For each asset, empirical quantiles were computed and compared to the corresponding theoretical quantiles via Q–Q plots. As shown in Figure 3, Panel(Figure 3), and Figure 4, Panel(Figure 4), the Q–Q plots exhibit smooth, linear trends, indicating a strong alignment between the empirical and the theoretical GTS distributions.

Remark 3. 

In a quantile-quantile (Q-Q) plot, the quantiles of an observed distribution are plotted against the quantiles of the theoretical distribution. If the two distributions are similar, then the quantiles will also be similar, and the points will fall close to the line $X=Y$. Any deviation from the $X=Y$ reveals how the distributions differ [28,29].
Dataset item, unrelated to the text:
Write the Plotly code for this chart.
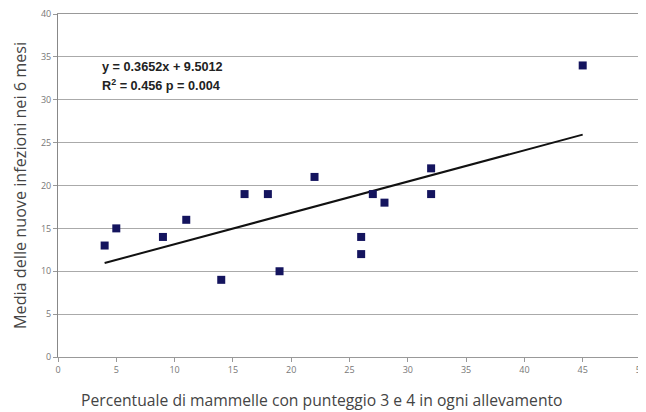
import plotly.graph_objects as go

x_vals = [4, 5, 9, 11, 14, 16, 18, 19, 22, 26, 26, 27, 28, 32, 32, 45]
y_vals = [13, 15, 14, 16, 9, 19, 19, 10, 21, 14, 12, 19, 18, 22, 19, 34]
slope = 0.3652
intercept = 9.5012
trend_x = [4, 45]
trend_y = [slope * v + intercept for v in trend_x]
x_ticks = [0, 5, 10, 15, 20, 25, 30, 35, 40, 45, 50]
y_ticks = [0, 5, 10, 15, 20, 25, 30, 35, 40]

fig = go.Figure()
fig.add_trace(go.Scatter(x=trend_x, y=trend_y, mode="lines",
                         line=dict(color="#111111", width=2), showlegend=False))
fig.add_trace(go.Scatter(x=x_vals, y=y_vals, mode="markers",
                         marker=dict(symbol="square", size=8, color="#14145e"),
                         showlegend=False))

fig.add_annotation(x=0.072, y=0.846, xref="paper", yref="paper", xanchor="left", yanchor="middle",
                   text="<b>y = 0.3652x + 9.5012</b>", showarrow=False,
                   font=dict(family="Liberation Sans", size=12.7, color="#222222"))
fig.add_annotation(x=0.072, y=0.794, xref="paper", yref="paper", xanchor="left", yanchor="middle",
                   text="<b>R<sup>2</sup> = 0.456 p = 0.004</b>", showarrow=False,
                   font=dict(family="Liberation Sans", size=12.7, color="#222222"))
fig.add_annotation(x=0.453, y=-0.125, xref="paper", yref="paper", xanchor="center", yanchor="middle",
                   text="Percentuale di mammelle con punteggio 3 e 4 in ogni allevamento",
                   showarrow=False, font=dict(family="Open Sans", size=15.7, color="#444444"))
fig.add_annotation(x=-0.066, y=0.5, xref="paper", yref="paper", xanchor="center", yanchor="middle",
                   text="Media delle nuove infezioni nei 6 mesi", textangle=-90,
                   showarrow=False, font=dict(family="Open Sans", size=16.2, color="#444444"))

fig.update_layout(
    width=646, height=412,
    margin=dict(l=50, r=13, t=6, b=63),
    paper_bgcolor="white", plot_bgcolor="white",
    font=dict(family="Open Sans", color="#444444"),
    xaxis=dict(range=[0, 50], tickvals=x_ticks, ticks="outside", ticklen=4,
               tickcolor="#999999", showgrid=False, showline=True, linecolor="#999999",
               linewidth=1, mirror=True, zeroline=False, automargin=False,
               ticklabeloverflow="allow",
               tickfont=dict(size=9, color="#777777")),
    yaxis=dict(range=[0, 40], tickvals=y_ticks, ticks="outside", ticklen=4,
               tickcolor="#999999", showgrid=True, gridcolor="#aaaaaa", gridwidth=1,
               showline=True, linecolor="#888888", linewidth=1, mirror=True, zeroline=False,
               automargin=False, ticklabeloverflow="allow",
               tickfont=dict(size=9, color="#777777")),
)

fig.write_html("out.html")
• Q-Q Plots and Skewed Distributions: the distribution is left-skewed when the Q-Q plot would be concave downward; the distribution is right-skewed when the data show a U-shaped or "humped" pattern; and a Q-Q plot of any symmetric distribution is typically symmetric and linear in the center of the data.
• Q-Q Plots and Short-Tailed Distributions: Short-tailed distributions may show an S-shaped curve, but the more specific characteristic is the deviation from the straight line in the opposite direction at the tails compared to long tails ( above the line in the lower tail and below the line in the upper tail).
• Q-Q Plots and Long-Tailed Distributions[30]:Long-tailed distributions typically show deviations from the straight line at both ends of the Q-Q plot, where the lower tail turns downward and the upper tail curves upward.
• S-shaped Curves in Q-Q Plotscan indicate several things, including: Heavier tails than the theoretical distribution, Light tails, and systematic differences between the distributions being compared.

7. Conclusions

This study presents a comprehensive review and empirical implementation of the inverse tail integral representation and short noise representation for the Generalized Tempered Stable (GTS) distribution. We demonstrate how these approaches can generate realistic samples from heavy-tailed distributions that are well-suited to the erratic behavior of cryptocurrency markets. The simulation results showed that the series representation methods provided not only a theoretically sound but also a practically viable method for simulating financial data with complex statistical features. Our findings reinforce the practical utility of the Generalized Tempered Stable (GTS) models and series-based simulation in accurately reflecting the dynamic nature of cryptocurrency markets.